● **GOAL**
Exactly as they appear, output all of the records. Skip any images.

== EXTRACTED ENTRIES

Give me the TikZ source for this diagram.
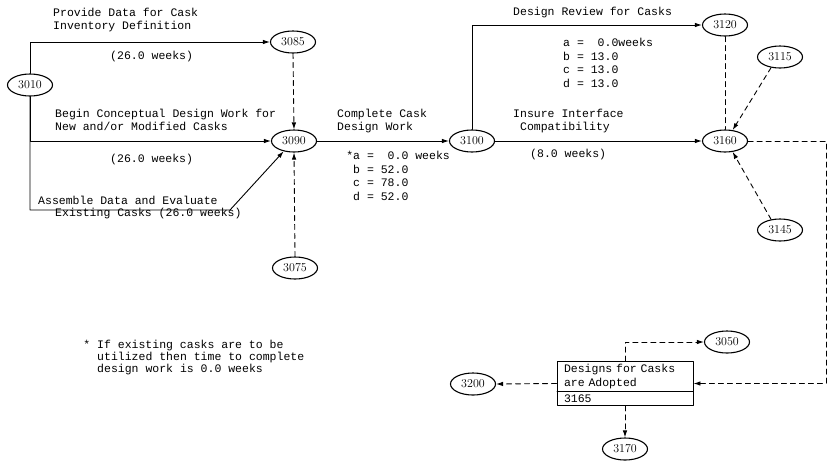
\documentclass[tikz,border=0pt]{standalone}
\usepackage{fontspec}
\setmonofont{Liberation Mono}
\usetikzlibrary{arrows.meta,shapes.geometric,shapes.multipart}

\begin{document}
\begin{tikzpicture}[x=1pt, y=-1pt, line cap=round, line join=round]
\tikzset{
    event/.style={draw, ellipse, line width=1.1pt, minimum width=45pt, minimum height=22pt, inner sep=0pt, font=\fontsize{12}{14}\selectfont},
    activity/.style={draw, line width=0.9pt, -{Latex[length=7pt,width=4.5pt]}},
    dummy/.style={activity, dash pattern=on 5pt off 4pt},
    tag/.style={inner sep=0pt, anchor=west, align=left, font=\fontsize{11.5}{13.5}\selectfont\ttfamily},
    note/.style={tag, font=\fontsize{11.5}{12}\selectfont\ttfamily}
}
\useasboundingbox (0,0) rectangle (829,467);
% events
\node[event] (e3010) at (30,85) {3010};
\node[event] (e3085) at (293,42) {3085};
\node[event] (e3090) at (294,141) {3090};
\node[event] (e3075) at (295,268) {3075};
\node[event] (e3100) at (472,141) {3100};
\node[event] (e3120) at (725,25) {3120};
\node[event] (e3115) at (780,57) {3115};
\node[event] (e3160) at (725,141) {3160};
\node[event] (e3145) at (780,230) {3145};
\node[event] (e3050) at (727,342) {3050};
\node[event] (e3200) at (473,384) {3200};
\node[event] (e3170) at (625,449) {3170};
\node[draw, line width=0.9pt, rectangle split, rectangle split parts=2, text width=122pt, inner xsep=7pt, inner ysep=2.5pt, align=left, font=\fontsize{11.5}{13.5}\selectfont\ttfamily] (adopt) at (625,383.5)
    {Designs for Casks\\are Adopted \nodepart{two} 3165};
\coordinate (bend) at (230,210);
\coordinate (edge) at (826,141);

% activities
\draw[activity] (e3010.north) |- (e3085.west);
\draw[activity] (e3010.south) |- (e3090.west);
\draw[activity] (e3010.south) |- (bend) -- (e3090.-135);
\draw[dummy] (e3085.south) -- (e3090.north);
\draw[dummy] (e3075.north) -- (e3090.south);
\draw[activity] (e3090.east) -- (e3100.west);
\draw[activity] (e3100.north) |- (e3120.west);
\draw[activity] (e3100.east) -- (e3160.west);
\draw[dummy, -] (e3120.south) -- (e3160.north);
\draw[dummy] (e3115.-130) -- (e3160.55);
\draw[dummy] (e3145.130) -- (e3160.-55);
\draw[dummy] (e3160.east) -- (edge) |- (adopt.east);
\draw[dummy] (adopt.west) -- (e3200.east);
\draw[dummy] (adopt.north) |- (e3050.west);
\draw[dummy] (adopt.south) -- (e3170.north);

% labels
\node[tag] (t1) at (53,20) {Provide Data for Cask\\Inventory Definition};
\node[tag] (t1w) at (110,57) {(26.0 weeks)};
\node[tag] (t2) at (55,120) {Begin Conceptual Design Work for\\New and/or Modified Casks};
\node[tag] (t2w) at (110,160) {(26.0 weeks)};
\node[tag] (t3) at (38,200) {Assemble Data and Evaluate};
\node[tag] (t3w) at (55,214) {Existing Casks (26.0 weeks)};
\node[tag] (t4) at (337,121) {Complete Cask\\Design Work};
\node[tag] (t4w) at (353,176) {\llap{*}a =~~0.0 weeks\\b = 52.0\\c = 78.0\\d = 52.0};
\node[tag] (t5) at (513,13) {Design Review for Casks};
\node[tag] (t5w) at (563,63) {a =~~0.0weeks\\b = 13.0\\c = 13.0\\d = 13.0};
\node[tag] (t6) at (513,121) {Insure Interface\\~Compatibility};
\node[tag] (t6w) at (530,155) {(8.0 weeks)};
\node[note] (fn) at (97,358) {\llap{*~}If existing casks are to be\\utilized then time to complete\\design work is 0.0 weeks};
\end{tikzpicture}
\end{document}
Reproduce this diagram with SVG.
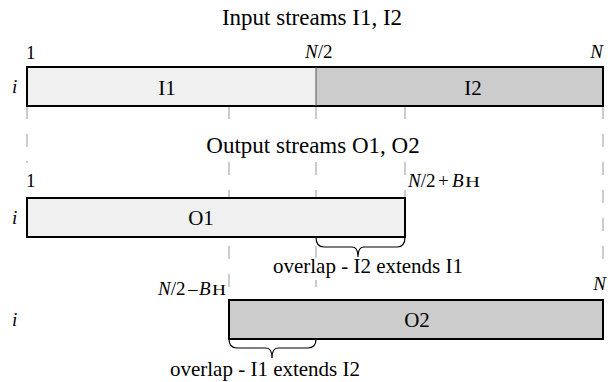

====

● **WRITTEN SOLUTION**
Give me the TikZ source for this diagram.
\documentclass[tikz,border=0pt]{standalone}
\usepackage{fontspec}
\setmonofont{Liberation Mono}
\usetikzlibrary{arrows.meta,shapes.geometric,shapes.multipart}

\begin{document}
\begin{tikzpicture}[x=1pt, y=-1pt, line cap=round, line join=round]
\tikzset{
    event/.style={draw, ellipse, line width=1.1pt, minimum width=45pt, minimum height=22pt, inner sep=0pt, font=\fontsize{12}{14}\selectfont},
    activity/.style={draw, line width=0.9pt, -{Latex[length=7pt,width=4.5pt]}},
    dummy/.style={activity, dash pattern=on 5pt off 4pt},
    tag/.style={inner sep=0pt, anchor=west, align=left, font=\fontsize{11.5}{13.5}\selectfont\ttfamily},
    note/.style={tag, font=\fontsize{11.5}{12}\selectfont\ttfamily}
}
\useasboundingbox (0,0) rectangle (829,467);
% events
\node[event] (e3010) at (30,85) {3010};
\node[event] (e3085) at (293,42) {3085};
\node[event] (e3090) at (294,141) {3090};
\node[event] (e3075) at (295,268) {3075};
\node[event] (e3100) at (472,141) {3100};
\node[event] (e3120) at (725,25) {3120};
\node[event] (e3115) at (780,57) {3115};
\node[event] (e3160) at (725,141) {3160};
\node[event] (e3145) at (780,230) {3145};
\node[event] (e3050) at (727,342) {3050};
\node[event] (e3200) at (473,384) {3200};
\node[event] (e3170) at (625,449) {3170};
\node[draw, line width=0.9pt, rectangle split, rectangle split parts=2, text width=122pt, inner xsep=7pt, inner ysep=2.5pt, align=left, font=\fontsize{11.5}{13.5}\selectfont\ttfamily] (adopt) at (625,383.5)
    {Designs for Casks\\are Adopted \nodepart{two} 3165};
\coordinate (bend) at (230,210);
\coordinate (edge) at (826,141);

% activities
\draw[activity] (e3010.north) |- (e3085.west);
\draw[activity] (e3010.south) |- (e3090.west);
\draw[activity] (e3010.south) |- (bend) -- (e3090.-135);
\draw[dummy] (e3085.south) -- (e3090.north);
\draw[dummy] (e3075.north) -- (e3090.south);
\draw[activity] (e3090.east) -- (e3100.west);
\draw[activity] (e3100.north) |- (e3120.west);
\draw[activity] (e3100.east) -- (e3160.west);
\draw[dummy, -] (e3120.south) -- (e3160.north);
\draw[dummy] (e3115.-130) -- (e3160.55);
\draw[dummy] (e3145.130) -- (e3160.-55);
\draw[dummy] (e3160.east) -- (edge) |- (adopt.east);
\draw[dummy] (adopt.west) -- (e3200.east);
\draw[dummy] (adopt.north) |- (e3050.west);
\draw[dummy] (adopt.south) -- (e3170.north);

% labels
\node[tag] (t1) at (53,20) {Provide Data for Cask\\Inventory Definition};
\node[tag] (t1w) at (110,57) {(26.0 weeks)};
\node[tag] (t2) at (55,120) {Begin Conceptual Design Work for\\New and/or Modified Casks};
\node[tag] (t2w) at (110,160) {(26.0 weeks)};
\node[tag] (t3) at (38,200) {Assemble Data and Evaluate};
\node[tag] (t3w) at (55,214) {Existing Casks (26.0 weeks)};
\node[tag] (t4) at (337,121) {Complete Cask\\Design Work};
\node[tag] (t4w) at (353,176) {\llap{*}a =~~0.0 weeks\\b = 52.0\\c = 78.0\\d = 52.0};
\node[tag] (t5) at (513,13) {Design Review for Casks};
\node[tag] (t5w) at (563,63) {a =~~0.0weeks\\b = 13.0\\c = 13.0\\d = 13.0};
\node[tag] (t6) at (513,121) {Insure Interface\\~Compatibility};
\node[tag] (t6w) at (530,155) {(8.0 weeks)};
\node[note] (fn) at (97,358) {\llap{*~}If existing casks are to be\\utilized then time to complete\\design work is 0.0 weeks};
\end{tikzpicture}
\end{document}
Reproduce this diagram with SVG.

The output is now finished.